> WHAT THE EXERCISE ASKS
From the first line of the data through the line containing "2.23, 2.63, 3.01];", return each line exactly.

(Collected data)
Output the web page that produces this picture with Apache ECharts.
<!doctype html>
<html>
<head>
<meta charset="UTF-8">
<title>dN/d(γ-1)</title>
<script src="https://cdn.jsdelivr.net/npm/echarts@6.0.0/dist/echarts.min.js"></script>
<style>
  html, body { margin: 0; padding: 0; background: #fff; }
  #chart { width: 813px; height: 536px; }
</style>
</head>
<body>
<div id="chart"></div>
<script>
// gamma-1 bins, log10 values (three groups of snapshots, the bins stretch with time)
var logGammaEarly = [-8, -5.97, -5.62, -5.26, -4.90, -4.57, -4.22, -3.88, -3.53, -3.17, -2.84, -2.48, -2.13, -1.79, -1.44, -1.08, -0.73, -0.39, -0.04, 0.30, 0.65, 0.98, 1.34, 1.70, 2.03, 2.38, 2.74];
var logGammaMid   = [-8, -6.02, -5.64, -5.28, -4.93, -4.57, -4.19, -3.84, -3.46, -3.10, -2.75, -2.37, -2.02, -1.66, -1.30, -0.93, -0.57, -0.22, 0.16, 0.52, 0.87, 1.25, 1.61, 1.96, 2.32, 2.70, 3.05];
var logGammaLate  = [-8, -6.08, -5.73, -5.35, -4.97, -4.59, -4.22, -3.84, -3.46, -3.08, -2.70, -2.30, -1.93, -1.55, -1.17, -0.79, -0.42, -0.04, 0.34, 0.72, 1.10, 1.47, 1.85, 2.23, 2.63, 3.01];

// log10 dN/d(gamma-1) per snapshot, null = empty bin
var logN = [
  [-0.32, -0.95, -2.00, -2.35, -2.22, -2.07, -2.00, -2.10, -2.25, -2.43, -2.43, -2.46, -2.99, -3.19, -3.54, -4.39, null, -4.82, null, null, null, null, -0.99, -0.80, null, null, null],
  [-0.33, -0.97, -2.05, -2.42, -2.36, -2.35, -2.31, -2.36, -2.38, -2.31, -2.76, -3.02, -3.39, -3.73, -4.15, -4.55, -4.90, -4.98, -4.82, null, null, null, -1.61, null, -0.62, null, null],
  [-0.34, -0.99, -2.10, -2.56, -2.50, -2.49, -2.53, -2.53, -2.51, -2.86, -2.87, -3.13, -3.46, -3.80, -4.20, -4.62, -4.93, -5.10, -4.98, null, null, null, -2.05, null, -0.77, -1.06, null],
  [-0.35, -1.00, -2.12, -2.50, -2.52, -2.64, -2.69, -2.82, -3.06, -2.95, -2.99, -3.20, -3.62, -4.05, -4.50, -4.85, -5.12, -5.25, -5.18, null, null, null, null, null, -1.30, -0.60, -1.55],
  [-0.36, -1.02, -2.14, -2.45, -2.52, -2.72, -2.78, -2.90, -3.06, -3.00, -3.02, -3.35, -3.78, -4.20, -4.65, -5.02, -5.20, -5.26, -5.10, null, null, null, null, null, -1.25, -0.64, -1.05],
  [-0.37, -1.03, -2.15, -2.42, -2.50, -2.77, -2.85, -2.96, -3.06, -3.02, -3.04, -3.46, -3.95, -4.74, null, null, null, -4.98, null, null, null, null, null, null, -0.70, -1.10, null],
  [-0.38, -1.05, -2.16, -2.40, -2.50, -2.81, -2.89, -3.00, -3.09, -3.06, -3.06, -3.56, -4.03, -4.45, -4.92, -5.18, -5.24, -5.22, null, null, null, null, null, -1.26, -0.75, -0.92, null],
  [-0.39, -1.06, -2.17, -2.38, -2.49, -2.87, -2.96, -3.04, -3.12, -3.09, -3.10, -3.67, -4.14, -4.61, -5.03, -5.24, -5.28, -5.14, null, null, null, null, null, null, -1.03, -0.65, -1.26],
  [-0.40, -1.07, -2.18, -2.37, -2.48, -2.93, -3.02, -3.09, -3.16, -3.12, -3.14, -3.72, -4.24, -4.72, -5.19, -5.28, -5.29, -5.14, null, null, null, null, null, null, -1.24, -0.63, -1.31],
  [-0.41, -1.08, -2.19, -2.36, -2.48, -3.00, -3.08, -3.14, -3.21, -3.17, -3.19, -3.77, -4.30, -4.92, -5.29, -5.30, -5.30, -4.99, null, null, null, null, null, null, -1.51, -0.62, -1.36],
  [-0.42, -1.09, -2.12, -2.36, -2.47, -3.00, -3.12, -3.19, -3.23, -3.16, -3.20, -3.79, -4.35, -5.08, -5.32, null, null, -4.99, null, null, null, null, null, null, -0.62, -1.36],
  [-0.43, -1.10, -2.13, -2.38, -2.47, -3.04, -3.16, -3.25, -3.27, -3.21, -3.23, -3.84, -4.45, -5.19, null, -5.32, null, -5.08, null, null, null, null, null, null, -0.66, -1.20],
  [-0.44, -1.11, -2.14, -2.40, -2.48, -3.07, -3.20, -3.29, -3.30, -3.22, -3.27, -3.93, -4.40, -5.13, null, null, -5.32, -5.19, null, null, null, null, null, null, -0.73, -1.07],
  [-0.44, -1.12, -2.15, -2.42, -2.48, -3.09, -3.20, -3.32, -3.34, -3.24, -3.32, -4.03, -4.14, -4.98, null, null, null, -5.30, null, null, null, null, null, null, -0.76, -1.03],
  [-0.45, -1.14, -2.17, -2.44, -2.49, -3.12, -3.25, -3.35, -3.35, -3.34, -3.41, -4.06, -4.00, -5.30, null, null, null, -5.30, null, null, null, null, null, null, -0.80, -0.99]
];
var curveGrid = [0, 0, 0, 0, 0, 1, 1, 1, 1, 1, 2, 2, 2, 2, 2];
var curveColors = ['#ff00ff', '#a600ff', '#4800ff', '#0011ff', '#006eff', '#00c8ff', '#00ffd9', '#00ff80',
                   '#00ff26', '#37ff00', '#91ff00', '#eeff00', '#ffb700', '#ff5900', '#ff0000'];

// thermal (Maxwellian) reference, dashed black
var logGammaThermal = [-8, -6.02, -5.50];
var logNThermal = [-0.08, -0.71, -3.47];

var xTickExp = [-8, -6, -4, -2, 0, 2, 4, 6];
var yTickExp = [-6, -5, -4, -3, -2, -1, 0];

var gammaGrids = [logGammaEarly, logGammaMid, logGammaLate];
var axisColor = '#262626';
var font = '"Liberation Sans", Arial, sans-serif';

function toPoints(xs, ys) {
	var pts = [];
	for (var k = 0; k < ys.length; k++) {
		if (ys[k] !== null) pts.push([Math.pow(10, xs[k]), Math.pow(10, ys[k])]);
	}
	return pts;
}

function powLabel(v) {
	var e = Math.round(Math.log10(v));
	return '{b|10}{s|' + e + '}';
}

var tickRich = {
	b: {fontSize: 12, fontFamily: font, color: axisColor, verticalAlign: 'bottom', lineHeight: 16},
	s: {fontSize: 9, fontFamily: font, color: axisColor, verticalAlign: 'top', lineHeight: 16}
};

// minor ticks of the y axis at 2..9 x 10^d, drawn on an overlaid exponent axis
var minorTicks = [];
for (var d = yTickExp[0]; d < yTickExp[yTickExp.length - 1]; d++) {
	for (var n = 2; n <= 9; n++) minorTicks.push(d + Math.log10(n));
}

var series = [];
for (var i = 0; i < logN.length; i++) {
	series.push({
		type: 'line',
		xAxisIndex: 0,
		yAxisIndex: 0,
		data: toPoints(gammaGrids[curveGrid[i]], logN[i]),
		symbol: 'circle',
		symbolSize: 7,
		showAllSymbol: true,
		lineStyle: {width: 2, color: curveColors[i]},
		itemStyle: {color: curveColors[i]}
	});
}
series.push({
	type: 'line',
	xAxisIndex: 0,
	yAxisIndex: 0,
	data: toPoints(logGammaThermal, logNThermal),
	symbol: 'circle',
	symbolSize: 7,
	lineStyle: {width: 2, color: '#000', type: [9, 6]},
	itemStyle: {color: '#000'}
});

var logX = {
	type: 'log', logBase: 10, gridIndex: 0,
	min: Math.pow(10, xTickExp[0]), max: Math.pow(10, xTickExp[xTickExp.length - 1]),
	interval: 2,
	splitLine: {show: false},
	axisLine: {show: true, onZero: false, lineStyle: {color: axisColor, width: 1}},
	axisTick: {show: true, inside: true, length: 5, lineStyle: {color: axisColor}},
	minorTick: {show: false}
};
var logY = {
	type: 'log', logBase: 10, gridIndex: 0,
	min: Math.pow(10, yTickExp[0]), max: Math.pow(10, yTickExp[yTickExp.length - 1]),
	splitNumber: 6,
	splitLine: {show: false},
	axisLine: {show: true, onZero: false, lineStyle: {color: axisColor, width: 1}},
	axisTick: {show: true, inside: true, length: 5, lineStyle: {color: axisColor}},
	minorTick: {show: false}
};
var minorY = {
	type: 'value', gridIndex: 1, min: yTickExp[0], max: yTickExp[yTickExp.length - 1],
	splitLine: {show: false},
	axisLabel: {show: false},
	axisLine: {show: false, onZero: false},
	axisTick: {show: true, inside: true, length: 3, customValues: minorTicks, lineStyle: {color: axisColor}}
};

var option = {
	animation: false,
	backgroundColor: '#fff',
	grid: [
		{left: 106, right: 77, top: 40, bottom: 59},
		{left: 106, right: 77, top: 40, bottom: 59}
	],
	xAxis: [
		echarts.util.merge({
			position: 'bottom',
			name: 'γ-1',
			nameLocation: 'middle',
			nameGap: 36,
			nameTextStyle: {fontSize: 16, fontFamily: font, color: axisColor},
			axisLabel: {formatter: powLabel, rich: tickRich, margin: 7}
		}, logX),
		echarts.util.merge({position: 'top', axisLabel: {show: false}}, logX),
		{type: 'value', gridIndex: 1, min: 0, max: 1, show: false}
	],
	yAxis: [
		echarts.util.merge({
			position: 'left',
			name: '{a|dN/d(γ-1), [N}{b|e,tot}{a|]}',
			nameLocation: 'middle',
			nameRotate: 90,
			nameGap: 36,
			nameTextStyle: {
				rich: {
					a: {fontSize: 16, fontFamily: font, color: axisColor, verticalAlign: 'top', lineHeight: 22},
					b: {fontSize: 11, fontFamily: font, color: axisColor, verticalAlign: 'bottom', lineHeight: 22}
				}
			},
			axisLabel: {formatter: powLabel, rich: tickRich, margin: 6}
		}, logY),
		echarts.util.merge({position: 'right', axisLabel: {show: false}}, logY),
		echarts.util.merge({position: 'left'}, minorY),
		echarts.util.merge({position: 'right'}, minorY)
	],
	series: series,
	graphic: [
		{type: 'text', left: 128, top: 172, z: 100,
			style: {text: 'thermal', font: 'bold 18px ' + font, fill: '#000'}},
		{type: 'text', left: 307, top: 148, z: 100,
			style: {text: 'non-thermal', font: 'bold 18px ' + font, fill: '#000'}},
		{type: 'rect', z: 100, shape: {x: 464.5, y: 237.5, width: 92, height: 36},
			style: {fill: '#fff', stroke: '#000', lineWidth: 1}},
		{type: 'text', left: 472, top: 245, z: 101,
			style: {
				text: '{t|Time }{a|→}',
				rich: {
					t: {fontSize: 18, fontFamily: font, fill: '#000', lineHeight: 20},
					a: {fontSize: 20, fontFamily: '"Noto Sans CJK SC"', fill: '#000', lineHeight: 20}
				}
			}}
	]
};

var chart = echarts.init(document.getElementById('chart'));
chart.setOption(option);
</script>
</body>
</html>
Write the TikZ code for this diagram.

> FULL ANSWER
Output the web page that produces this picture with Apache ECharts.
<!doctype html>
<html>
<head>
<meta charset="UTF-8">
<title>dN/d(γ-1)</title>
<script src="https://cdn.jsdelivr.net/npm/echarts@6.0.0/dist/echarts.min.js"></script>
<style>
  html, body { margin: 0; padding: 0; background: #fff; }
  #chart { width: 813px; height: 536px; }
</style>
</head>
<body>
<div id="chart"></div>
<script>
// gamma-1 bins, log10 values (three groups of snapshots, the bins stretch with time)
var logGammaEarly = [-8, -5.97, -5.62, -5.26, -4.90, -4.57, -4.22, -3.88, -3.53, -3.17, -2.84, -2.48, -2.13, -1.79, -1.44, -1.08, -0.73, -0.39, -0.04, 0.30, 0.65, 0.98, 1.34, 1.70, 2.03, 2.38, 2.74];
var logGammaMid   = [-8, -6.02, -5.64, -5.28, -4.93, -4.57, -4.19, -3.84, -3.46, -3.10, -2.75, -2.37, -2.02, -1.66, -1.30, -0.93, -0.57, -0.22, 0.16, 0.52, 0.87, 1.25, 1.61, 1.96, 2.32, 2.70, 3.05];
var logGammaLate  = [-8, -6.08, -5.73, -5.35, -4.97, -4.59, -4.22, -3.84, -3.46, -3.08, -2.70, -2.30, -1.93, -1.55, -1.17, -0.79, -0.42, -0.04, 0.34, 0.72, 1.10, 1.47, 1.85, 2.23, 2.63, 3.01];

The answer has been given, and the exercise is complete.